Stated problem:
Reproduce every record below exactly as written, but leave out any pictures.

Dataset records:
— START —

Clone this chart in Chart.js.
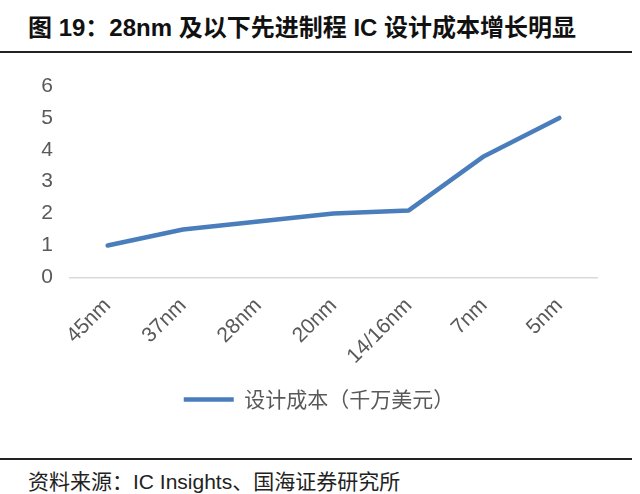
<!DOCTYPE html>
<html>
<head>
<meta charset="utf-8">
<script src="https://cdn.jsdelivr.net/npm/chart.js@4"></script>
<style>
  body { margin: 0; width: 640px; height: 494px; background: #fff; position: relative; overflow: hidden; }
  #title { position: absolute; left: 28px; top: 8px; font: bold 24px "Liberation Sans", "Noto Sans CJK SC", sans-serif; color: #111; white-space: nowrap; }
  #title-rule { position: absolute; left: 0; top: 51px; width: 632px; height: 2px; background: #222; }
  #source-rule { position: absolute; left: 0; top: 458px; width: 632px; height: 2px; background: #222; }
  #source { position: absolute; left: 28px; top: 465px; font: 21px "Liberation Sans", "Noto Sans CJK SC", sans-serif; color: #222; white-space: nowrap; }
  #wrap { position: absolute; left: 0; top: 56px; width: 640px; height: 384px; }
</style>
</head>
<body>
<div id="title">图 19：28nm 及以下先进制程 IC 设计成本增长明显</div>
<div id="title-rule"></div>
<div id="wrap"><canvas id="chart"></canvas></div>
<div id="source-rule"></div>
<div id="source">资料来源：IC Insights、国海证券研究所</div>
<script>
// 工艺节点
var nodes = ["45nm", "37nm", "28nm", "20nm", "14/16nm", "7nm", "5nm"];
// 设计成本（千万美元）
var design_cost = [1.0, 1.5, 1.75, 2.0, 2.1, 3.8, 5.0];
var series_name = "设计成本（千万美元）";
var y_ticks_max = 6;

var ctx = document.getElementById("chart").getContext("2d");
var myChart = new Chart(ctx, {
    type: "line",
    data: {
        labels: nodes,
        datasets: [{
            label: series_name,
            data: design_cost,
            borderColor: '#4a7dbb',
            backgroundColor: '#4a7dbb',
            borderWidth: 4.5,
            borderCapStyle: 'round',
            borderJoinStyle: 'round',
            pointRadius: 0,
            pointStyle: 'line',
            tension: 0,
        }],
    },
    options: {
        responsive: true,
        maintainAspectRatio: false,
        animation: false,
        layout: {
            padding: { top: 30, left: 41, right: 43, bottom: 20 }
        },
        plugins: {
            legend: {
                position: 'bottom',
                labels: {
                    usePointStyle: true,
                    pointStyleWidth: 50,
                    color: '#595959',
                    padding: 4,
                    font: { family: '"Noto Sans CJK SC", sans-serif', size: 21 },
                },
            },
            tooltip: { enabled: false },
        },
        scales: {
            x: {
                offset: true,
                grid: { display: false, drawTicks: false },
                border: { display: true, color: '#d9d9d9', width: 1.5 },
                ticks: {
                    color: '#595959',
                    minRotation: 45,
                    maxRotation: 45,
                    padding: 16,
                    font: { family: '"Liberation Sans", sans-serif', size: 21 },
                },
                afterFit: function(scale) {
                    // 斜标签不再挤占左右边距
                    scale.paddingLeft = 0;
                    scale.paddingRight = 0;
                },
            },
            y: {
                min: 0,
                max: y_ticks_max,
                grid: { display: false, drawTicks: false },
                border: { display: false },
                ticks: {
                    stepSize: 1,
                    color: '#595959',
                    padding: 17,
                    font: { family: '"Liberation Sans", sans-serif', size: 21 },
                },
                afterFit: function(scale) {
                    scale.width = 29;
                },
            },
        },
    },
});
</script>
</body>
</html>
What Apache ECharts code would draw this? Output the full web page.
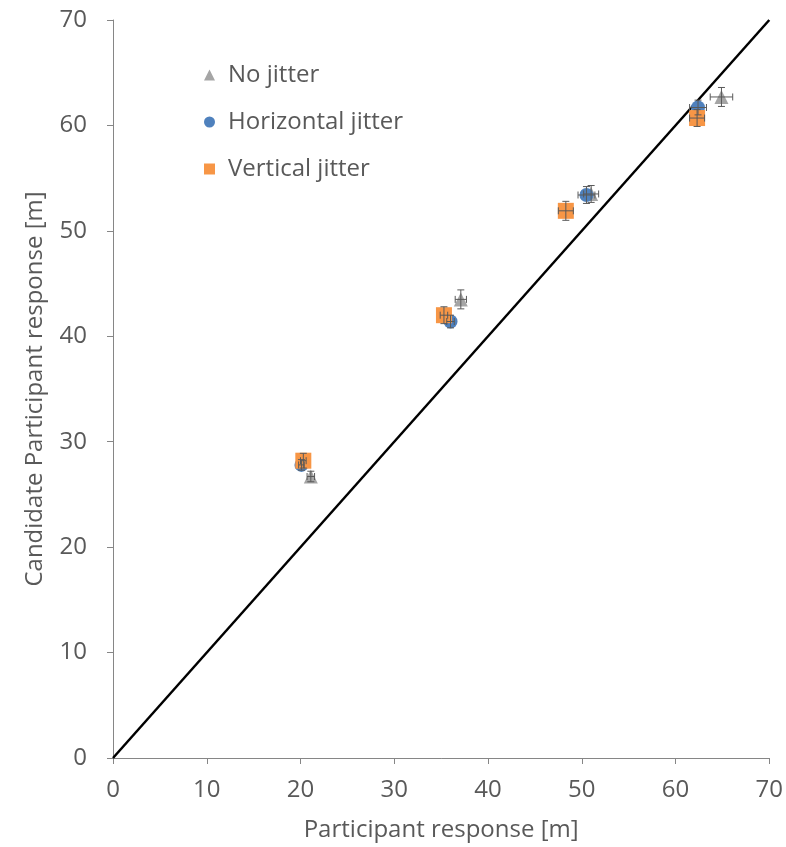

— END —

Final result:
Clone this chart in Chart.js.
<!DOCTYPE html>
<html>
<head>
<meta charset="utf-8">
<script src="https://cdn.jsdelivr.net/npm/chart.js@4"></script>
<style>
  body { margin: 0; width: 640px; height: 494px; background: #fff; position: relative; overflow: hidden; }
  #title { position: absolute; left: 28px; top: 8px; font: bold 24px "Liberation Sans", "Noto Sans CJK SC", sans-serif; color: #111; white-space: nowrap; }
  #title-rule { position: absolute; left: 0; top: 51px; width: 632px; height: 2px; background: #222; }
  #source-rule { position: absolute; left: 0; top: 458px; width: 632px; height: 2px; background: #222; }
  #source { position: absolute; left: 28px; top: 465px; font: 21px "Liberation Sans", "Noto Sans CJK SC", sans-serif; color: #222; white-space: nowrap; }
  #wrap { position: absolute; left: 0; top: 56px; width: 640px; height: 384px; }
</style>
</head>
<body>
<div id="title">图 19：28nm 及以下先进制程 IC 设计成本增长明显</div>
<div id="title-rule"></div>
<div id="wrap"><canvas id="chart"></canvas></div>
<div id="source-rule"></div>
<div id="source">资料来源：IC Insights、国海证券研究所</div>
<script>
// 工艺节点
var nodes = ["45nm", "37nm", "28nm", "20nm", "14/16nm", "7nm", "5nm"];
// 设计成本（千万美元）
var design_cost = [1.0, 1.5, 1.75, 2.0, 2.1, 3.8, 5.0];
var series_name = "设计成本（千万美元）";
var y_ticks_max = 6;

var ctx = document.getElementById("chart").getContext("2d");
var myChart = new Chart(ctx, {
    type: "line",
    data: {
        labels: nodes,
        datasets: [{
            label: series_name,
            data: design_cost,
            borderColor: '#4a7dbb',
            backgroundColor: '#4a7dbb',
            borderWidth: 4.5,
            borderCapStyle: 'round',
            borderJoinStyle: 'round',
            pointRadius: 0,
            pointStyle: 'line',
            tension: 0,
        }],
    },
    options: {
        responsive: true,
        maintainAspectRatio: false,
        animation: false,
        layout: {
            padding: { top: 30, left: 41, right: 43, bottom: 20 }
        },
        plugins: {
            legend: {
                position: 'bottom',
                labels: {
                    usePointStyle: true,
                    pointStyleWidth: 50,
                    color: '#595959',
                    padding: 4,
                    font: { family: '"Noto Sans CJK SC", sans-serif', size: 21 },
                },
            },
            tooltip: { enabled: false },
        },
        scales: {
            x: {
                offset: true,
                grid: { display: false, drawTicks: false },
                border: { display: true, color: '#d9d9d9', width: 1.5 },
                ticks: {
                    color: '#595959',
                    minRotation: 45,
                    maxRotation: 45,
                    padding: 16,
                    font: { family: '"Liberation Sans", sans-serif', size: 21 },
                },
                afterFit: function(scale) {
                    // 斜标签不再挤占左右边距
                    scale.paddingLeft = 0;
                    scale.paddingRight = 0;
                },
            },
            y: {
                min: 0,
                max: y_ticks_max,
                grid: { display: false, drawTicks: false },
                border: { display: false },
                ticks: {
                    stepSize: 1,
                    color: '#595959',
                    padding: 17,
                    font: { family: '"Liberation Sans", sans-serif', size: 21 },
                },
                afterFit: function(scale) {
                    scale.width = 29;
                },
            },
        },
    },
});
</script>
</body>
</html>
What Apache ECharts code would draw this? Output the full web page.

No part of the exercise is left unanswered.